• **Challenge**
Below are the records; extract from them the line containing "Output the web" to the line containing "ctx.strokeRect(a.left + 0.5, a.top", both lines included, exactly and with no pictures.

• **Raw records**
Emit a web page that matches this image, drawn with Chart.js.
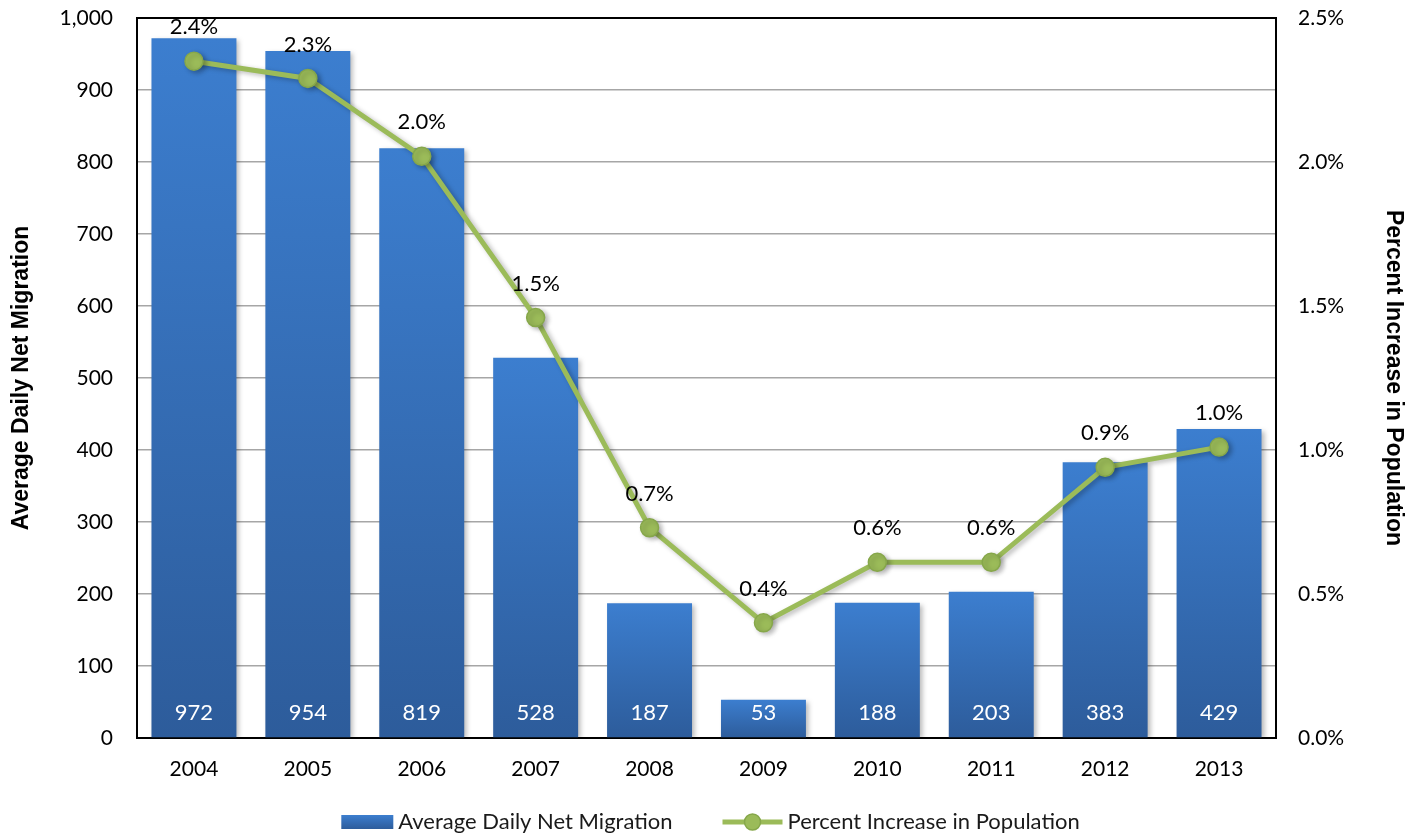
<!DOCTYPE html>
<html>
<head>
<meta charset="utf-8">
<script src="https://cdn.jsdelivr.net/npm/chart.js@4/dist/chart.umd.min.js"></script>
<style>
  html, body { margin: 0; padding: 0; background: #fff; }
  #wrap { width: 1421px; height: 835px; }
</style>
</head>
<body>
<div id="wrap"><canvas id="chart" width="1421" height="835"></canvas></div>
<script>
// Years on the category axis
const years = ['2004', '2005', '2006', '2007', '2008', '2009', '2010', '2011', '2012', '2013'];
// Average daily net migration (left axis)
const migration = [972, 954, 819, 528, 187, 53, 188, 203, 383, 429];
// Percent increase in population (right axis, in %)
const pctIncrease = [2.35, 2.29, 2.02, 1.46, 0.73, 0.40, 0.61, 0.61, 0.94, 1.01];

const migrationLabel = 'Average Daily Net Migration';
const pctLabel = 'Percent Increase in Population';

const FONT = 'Lato, "Open Sans", sans-serif';
const TITLE_FONT = '"Liberation Sans", Arial, sans-serif';
const barTop = '#3c7ecf';
const barBottom = '#2d5c9b';
const green = '#9bbb59';

// vertical gradient per bar, lighter on top
function barFill(ctx) {
  if (ctx.type !== 'data') return barTop;
  const chart = ctx.chart;
  const y = chart.scales.y;
  if (!y || !chart.chartArea) return barTop;
  const top = y.getPixelForValue(ctx.raw);
  const bottom = y.getPixelForValue(0);
  if (!isFinite(top) || !isFinite(bottom) || top === bottom) return barTop;
  const g = chart.ctx.createLinearGradient(0, top, 0, bottom);
  g.addColorStop(0, barTop);
  g.addColorStop(1, barBottom);
  return g;
}

// fixed-width side axes, no extra room above/below for the tick text
function fixSide(width) {
  return scale => {
    scale.width = width;
    scale.paddingTop = 0;
    scale.paddingBottom = 0;
  };
}

// black frame round the plot area
const framePlugin = {
  id: 'frame',
  beforeDatasetsDraw(chart) {
    const { ctx, chartArea: a } = chart;
    ctx.save();
    ctx.strokeStyle = '#000';
    ctx.lineWidth = 2;
    ctx.strokeRect(a.left, a.top, a.right - a.left, a.bottom - a.top);
    ctx.restore();
  }
};

// soft drop shadow under bars and line
const shadowPlugin = {
  id: 'shadow',
  beforeDatasetDraw(chart) {
    const ctx = chart.ctx;
    ctx.save();
    ctx.shadowColor = 'rgba(0,0,0,0.28)';
    ctx.shadowBlur = 5;
    ctx.shadowOffsetX = 3;
    ctx.shadowOffsetY = 2;
  },
  afterDatasetDraw(chart) {
    chart.ctx.restore();
  }
};

// value labels: white counts at the foot of each bar, % above each point
const labelPlugin = {
  id: 'valueLabels',
  afterDatasetsDraw(chart) {
    const ctx = chart.ctx;
    const yScale = chart.scales.y;
    ctx.save();
    ctx.font = '22px ' + FONT;
    ctx.textAlign = 'center';
    ctx.textBaseline = 'middle';

    const barMeta = chart.getDatasetMeta(1);
    barMeta.data.forEach((bar, i) => {
      ctx.fillStyle = '#fff';
      ctx.fillText(String(migration[i]), bar.x, yScale.getPixelForValue(0) - 25);
    });

    const lineMeta = chart.getDatasetMeta(0);
    lineMeta.data.forEach((pt, i) => {
      ctx.fillStyle = '#000';
      ctx.fillText(pctIncrease[i].toFixed(1) + '%', pt.x, pt.y - 34);
    });
    ctx.restore();
  }
};

// legend row under the axis
const legendPlugin = {
  id: 'bottomLegend',
  afterDraw(chart) {
    const ctx = chart.ctx;
    ctx.save();
    ctx.font = '22px ' + FONT;
    ctx.textBaseline = 'middle';
    const cy = 822;
    const boxW = 52, lineW = 60, gapText = 5, gapItems = 50;
    const w1 = ctx.measureText(migrationLabel).width;
    const w2 = ctx.measureText(pctLabel).width;
    const total = boxW + gapText + w1 + gapItems + lineW + gapText + w2;
    let x = (chart.width - total) / 2;

    const g = ctx.createLinearGradient(0, cy - 7, 0, cy + 7);
    g.addColorStop(0, barTop);
    g.addColorStop(1, barBottom);
    ctx.fillStyle = g;
    ctx.fillRect(x, cy - 7, boxW, 14);
    x += boxW + gapText;
    ctx.fillStyle = '#1a1a1a';
    ctx.fillText(migrationLabel, x, cy);
    x += w1 + gapItems;

    ctx.strokeStyle = green;
    ctx.lineWidth = 5;
    ctx.beginPath();
    ctx.moveTo(x, cy);
    ctx.lineTo(x + lineW, cy);
    ctx.stroke();
    ctx.beginPath();
    ctx.arc(x + lineW / 2, cy, 8, 0, Math.PI * 2);
    ctx.fillStyle = green;
    ctx.fill();
    ctx.lineWidth = 1.5;
    ctx.strokeStyle = '#86a74a';
    ctx.stroke();
    x += lineW + gapText;
    ctx.fillStyle = '#1a1a1a';
    ctx.fillText(pctLabel, x, cy);
    ctx.restore();
  }
};

new Chart(document.getElementById('chart'), {
  data: {
    labels: years,
    datasets: [
      {
        type: 'line',
        label: pctLabel,
        data: pctIncrease,
        yAxisID: 'y1',
        borderColor: green,
        borderWidth: 5,
        pointRadius: 9,
        pointBackgroundColor: green,
        pointBorderColor: '#86a74a',
        pointBorderWidth: 1.5,
        tension: 0,
        order: 0
      },
      {
        type: 'bar',
        label: migrationLabel,
        data: migration,
        yAxisID: 'y',
        backgroundColor: barFill,
        barPercentage: 0.746,
        categoryPercentage: 1,
        order: 1
      }
    ]
  },
  options: {
    responsive: false,
    animation: false,
    layout: { padding: { top: 18, bottom: 37, left: 0, right: 0 } },
    plugins: {
      legend: { display: false },
      tooltip: { enabled: false }
    },
    scales: {
      x: {
        offset: true,
        grid: { display: false, drawTicks: false },
        border: { display: false },
        ticks: { color: '#000', font: { family: FONT, size: 21 }, padding: 19 },
        afterFit(scale) { scale.height = 60; }
      },
      y: {
        position: 'left',
        min: 0,
        max: 1000,
        grid: { color: '#a6a6a6', lineWidth: 1.5, drawTicks: false },
        border: { display: false },
        ticks: {
          stepSize: 100,
          color: '#000',
          padding: 24,
          font: { family: FONT, size: 21 },
          callback: v => v.toLocaleString('en-US')
        },
        title: {
          display: true,
          text: migrationLabel,
          color: '#000',
          padding: { top: 8, bottom: 0 },
          font: { family: TITLE_FONT, size: 23, weight: 'bold' }
        },
        afterFit: fixSide(137)
      },
      y1: {
        position: 'right',
        min: 0,
        max: 2.5,
        grid: { display: false, drawTicks: false },
        border: { display: false },
        ticks: {
          stepSize: 0.5,
          color: '#000',
          padding: 22,
          font: { family: FONT, size: 21 },
          callback: v => v.toFixed(1) + '%'
        },
        title: {
          display: true,
          text: pctLabel,
          color: '#000',
          padding: { top: 14, bottom: 0 },
          font: { family: TITLE_FONT, size: 23, weight: 'bold' }
        },
        afterFit: fixSide(145)
      }
    }
  },
  plugins: [framePlugin, shadowPlugin, labelPlugin, legendPlugin]
});
</script>
</body>
</html>
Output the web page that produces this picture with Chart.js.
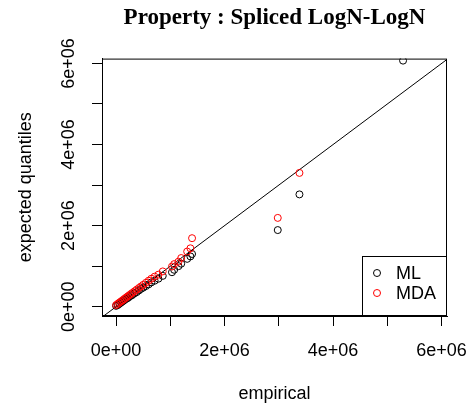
<!DOCTYPE html>
<html>
<head>
<meta charset="utf-8">
<script src="https://cdn.jsdelivr.net/npm/chart.js@4"></script>
<style>
  html, body { margin: 0; padding: 0; background: #fff; }
  #wrap { width: 467px; height: 405px; }
</style>
</head>
<body>
<div id="wrap"><canvas id="qqChart" width="467" height="405"></canvas></div>
<script>
// Q-Q plot data (values in units of 1)
const empirical = [
  0.00e6, 0.03e6, 0.06e6, 0.09e6, 0.12e6, 0.15e6, 0.18e6, 0.21e6, 0.24e6, 0.27e6,
  0.30e6, 0.34e6, 0.38e6, 0.42e6, 0.46e6, 0.50e6, 0.55e6, 0.60e6, 0.65e6, 0.71e6,
  0.78e6, 0.86e6, 1.03e6, 1.07e6, 1.15e6, 1.20e6, 1.31e6, 1.37e6, 1.40e6,
  2.98e6, 3.38e6, 5.29e6
];
const mlQuantiles = [
  0.02e6, 0.04e6, 0.07e6, 0.10e6, 0.13e6, 0.16e6, 0.19e6, 0.21e6, 0.24e6, 0.27e6,
  0.29e6, 0.33e6, 0.36e6, 0.40e6, 0.44e6, 0.47e6, 0.51e6, 0.55e6, 0.60e6, 0.64e6,
  0.69e6, 0.76e6, 0.85e6, 0.91e6, 1.00e6, 1.06e6, 1.18e6, 1.24e6, 1.30e6,
  1.89e6, 2.77e6, 6.07e6
];
const mdaQuantiles = [
  0.04e6, 0.07e6, 0.10e6, 0.13e6, 0.16e6, 0.19e6, 0.22e6, 0.25e6, 0.28e6, 0.31e6,
  0.34e6, 0.38e6, 0.42e6, 0.46e6, 0.50e6, 0.54e6, 0.59e6, 0.64e6, 0.69e6, 0.74e6,
  0.79e6, 0.87e6, 0.99e6, 1.05e6, 1.11e6, 1.20e6, 1.36e6, 1.44e6, 1.69e6,
  2.19e6, 3.30e6, null
];
const seriesNames = ["ML", "MDA"];
const seriesColors = ["#000000", "#FF0000"];

// axis ticks: every 1e6, labelled every 2e6
const tickValues = [0, 1e6, 2e6, 3e6, 4e6, 5e6, 6e6];
const tickLabels = ["0e+00", "", "2e+06", "", "4e+06", "", "6e+06"];
const diagonal = [-1e6, 8e6];

const toPoints = (ys) => empirical.map((x, i) => ({ x: x, y: ys[i] }));

// box around plot + legend in the lower right corner (R style)
const boxAndLegend = {
  id: "boxAndLegend",
  afterDatasetsDraw(chart) {
    const { ctx, chartArea: a } = chart;
    ctx.save();
    ctx.strokeStyle = "#000";
    ctx.lineWidth = 1;
    ctx.strokeRect(a.left + 0.5, a.top + 0.5, a.right - a.left - 1, a.bottom - a.top - 1);

    const w = 85, h = 60;
    const lx = a.right - w, ly = a.bottom - h;
    ctx.fillStyle = "#fff";
    ctx.fillRect(lx, ly, w, h);
    ctx.strokeRect(lx + 0.5, ly + 0.5, w - 1, h - 1);

    ctx.font = "18px 'Liberation Sans', Arial, sans-serif";
    ctx.textBaseline = "middle";
    ctx.textAlign = "left";
    seriesNames.forEach((name, i) => {
      const cy = ly + 17 + i * 20;
      ctx.beginPath();
      ctx.strokeStyle = seriesColors[i];
      ctx.arc(lx + 15, cy, 3.5, 0, Math.PI * 2);
      ctx.stroke();
      ctx.fillStyle = "#000";
      ctx.fillText(name, lx + 34, cy + 1);
    });
    ctx.restore();
  }
};

const axisTicks = (scale) => {
  scale.ticks = tickValues.map(v => ({ value: v }));
};
const tickCallback = (value) => {
  const i = tickValues.indexOf(value);
  return i >= 0 ? tickLabels[i] : "";
};
const noLabelPadding = (s) => {
  s.paddingLeft = 0; s.paddingRight = 0; s.paddingTop = 0; s.paddingBottom = 0;
};

new Chart(document.getElementById("qqChart").getContext("2d"), {
  type: "scatter",
  data: {
    datasets: [
      {
        label: seriesNames[1],
        data: toPoints(mdaQuantiles),
        borderColor: seriesColors[1],
        backgroundColor: "rgba(0,0,0,0)",
        borderWidth: 1,
        pointRadius: 3.5,
        order: 0
      },
      {
        label: seriesNames[0],
        data: toPoints(mlQuantiles),
        borderColor: seriesColors[0],
        backgroundColor: "rgba(0,0,0,0)",
        borderWidth: 1,
        pointRadius: 3.5,
        order: 1
      },
      {
        type: "line",
        label: "y = x",
        data: diagonal.map(v => ({ x: v, y: v })),
        borderColor: "#000",
        borderWidth: 1,
        pointRadius: 0,
        fill: false,
        order: 2
      }
    ]
  },
  options: {
    responsive: false,
    animation: false,
    events: [],
    layout: { padding: { left: 0, right: 20, top: 0, bottom: 0 } },
    scales: {
      x: {
        type: "linear",
        min: -0.26e6,
        max: 6.1e6,
        afterBuildTicks: axisTicks,
        afterFit: (s) => { s.height = 89; noLabelPadding(s); },
        grid: { drawOnChartArea: false, drawTicks: true, tickLength: 10, tickColor: "#000" },
        border: { display: true, color: "#000" },
        ticks: {
          autoSkip: false,
          maxRotation: 0,
          padding: 14,
          color: "#000",
          font: { family: "'Liberation Sans', Arial, sans-serif", size: 18 },
          callback: tickCallback
        },
        title: {
          display: true,
          text: "empirical",
          color: "#000",
          padding: { top: 0, bottom: 0 },
          font: { family: "'Liberation Sans', Arial, sans-serif", size: 18 }
        }
      },
      y: {
        type: "linear",
        min: -0.23e6,
        max: 6.12e6,
        afterBuildTicks: axisTicks,
        afterFit: (s) => { s.width = 102; noLabelPadding(s); },
        grid: { drawOnChartArea: false, drawTicks: true, tickLength: 10, tickColor: "#000" },
        border: { display: true, color: "#000" },
        ticks: {
          autoSkip: false,
          minRotation: 90,
          maxRotation: 90,
          crossAlign: "center",
          padding: -2,
          color: "#000",
          font: { family: "'Liberation Sans', Arial, sans-serif", size: 18 },
          callback: tickCallback
        },
        title: {
          display: true,
          text: "expected quantiles",
          color: "#000",
          padding: { top: 15, bottom: 0 },
          font: { family: "'Liberation Sans', Arial, sans-serif", size: 18 }
        }
      }
    },
    plugins: {
      legend: { display: false },
      tooltip: { enabled: false },
      title: {
        display: true,
        fullSize: false,
        text: "Property : Spliced LogN-LogN",
        color: "#000",
        padding: { top: 4, bottom: 27 },
        font: { family: "'Liberation Serif', 'Times New Roman', serif", size: 23, weight: "bold" }
      }
    }
  },
  plugins: [boxAndLegend]
});
</script>
</body>
</html>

• **Answer**
Output the web page that produces this picture with Chart.js.
<!DOCTYPE html>
<html>
<head>
<meta charset="utf-8">
<script src="https://cdn.jsdelivr.net/npm/chart.js@4"></script>
<style>
  html, body { margin: 0; padding: 0; background: #fff; }
  #wrap { width: 467px; height: 405px; }
</style>
</head>
<body>
<div id="wrap"><canvas id="qqChart" width="467" height="405"></canvas></div>
<script>
// Q-Q plot data (values in units of 1)
const empirical = [
  0.00e6, 0.03e6, 0.06e6, 0.09e6, 0.12e6, 0.15e6, 0.18e6, 0.21e6, 0.24e6, 0.27e6,
  0.30e6, 0.34e6, 0.38e6, 0.42e6, 0.46e6, 0.50e6, 0.55e6, 0.60e6, 0.65e6, 0.71e6,
  0.78e6, 0.86e6, 1.03e6, 1.07e6, 1.15e6, 1.20e6, 1.31e6, 1.37e6, 1.40e6,
  2.98e6, 3.38e6, 5.29e6
];
const mlQuantiles = [
  0.02e6, 0.04e6, 0.07e6, 0.10e6, 0.13e6, 0.16e6, 0.19e6, 0.21e6, 0.24e6, 0.27e6,
  0.29e6, 0.33e6, 0.36e6, 0.40e6, 0.44e6, 0.47e6, 0.51e6, 0.55e6, 0.60e6, 0.64e6,
  0.69e6, 0.76e6, 0.85e6, 0.91e6, 1.00e6, 1.06e6, 1.18e6, 1.24e6, 1.30e6,
  1.89e6, 2.77e6, 6.07e6
];
const mdaQuantiles = [
  0.04e6, 0.07e6, 0.10e6, 0.13e6, 0.16e6, 0.19e6, 0.22e6, 0.25e6, 0.28e6, 0.31e6,
  0.34e6, 0.38e6, 0.42e6, 0.46e6, 0.50e6, 0.54e6, 0.59e6, 0.64e6, 0.69e6, 0.74e6,
  0.79e6, 0.87e6, 0.99e6, 1.05e6, 1.11e6, 1.20e6, 1.36e6, 1.44e6, 1.69e6,
  2.19e6, 3.30e6, null
];
const seriesNames = ["ML", "MDA"];
const seriesColors = ["#000000", "#FF0000"];

// axis ticks: every 1e6, labelled every 2e6
const tickValues = [0, 1e6, 2e6, 3e6, 4e6, 5e6, 6e6];
const tickLabels = ["0e+00", "", "2e+06", "", "4e+06", "", "6e+06"];
const diagonal = [-1e6, 8e6];

const toPoints = (ys) => empirical.map((x, i) => ({ x: x, y: ys[i] }));

// box around plot + legend in the lower right corner (R style)
const boxAndLegend = {
  id: "boxAndLegend",
  afterDatasetsDraw(chart) {
    const { ctx, chartArea: a } = chart;
    ctx.save();
    ctx.strokeStyle = "#000";
    ctx.lineWidth = 1;
    ctx.strokeRect(a.left + 0.5, a.top + 0.5, a.right - a.left - 1, a.bottom - a.top - 1);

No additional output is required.